A surprising and deeply researched look at how everyone can develop tech fluency by focusing on five easily developed learning habits.

Picture a typical computer geek. Likely white, male, and someone you’d say has a “natural instinct” for technology. Yet, after six years teaching technology classes to first-generation, low-income middle school students in Oakland, California, Cassidy Puckett has seen firsthand that being good with technology is not something people are born with—it’s something they learn. In Redefining Geek, she overturns the stereotypes around the digitally savvy and identifies the habits that can help everyone cultivate their inner geek.

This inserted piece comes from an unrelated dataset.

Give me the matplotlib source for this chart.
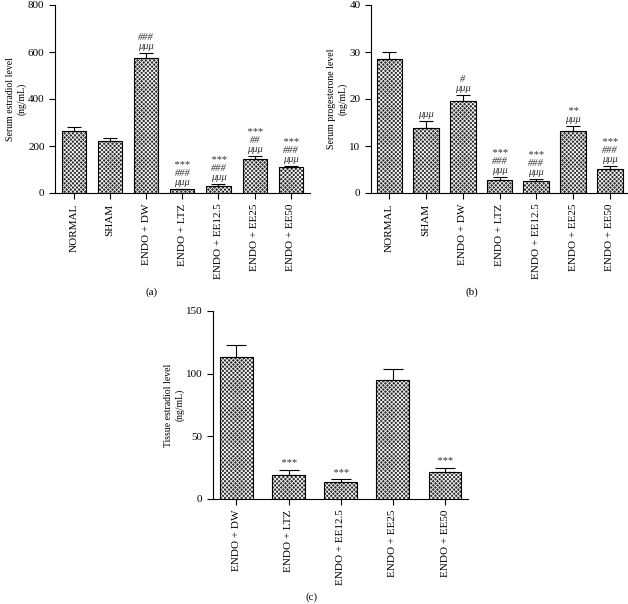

Drawing on observations and interviews with a diverse group of students around the country, Puckett zeroes in on five technology learning habits that enable tech-savvy teens to learn new technologies: a willingness to try and fail, management of frustration and boredom, use of models, and the abilities to use design logic and identify efficiencies. In Redefining Geek, she shows how to measure and build these habits, and she demonstrates how many teens historically marginalized in STEM are already using these habits and would benefit from recognition for their talent, access to further learning opportunities, and support in career pathways. She argues that if we can develop, recognize, and reward these technological learning habits in all kids—especially girls and historically marginalized racial and ethnic groups—we can address many educational inequities and disparities in STEM.

Revealing how being good with technology is not about natural ability but habit and persistence, Redefining Geek speaks to the ongoing conversation on equity in technology education and argues for a more inclusive technology learning experience for all students.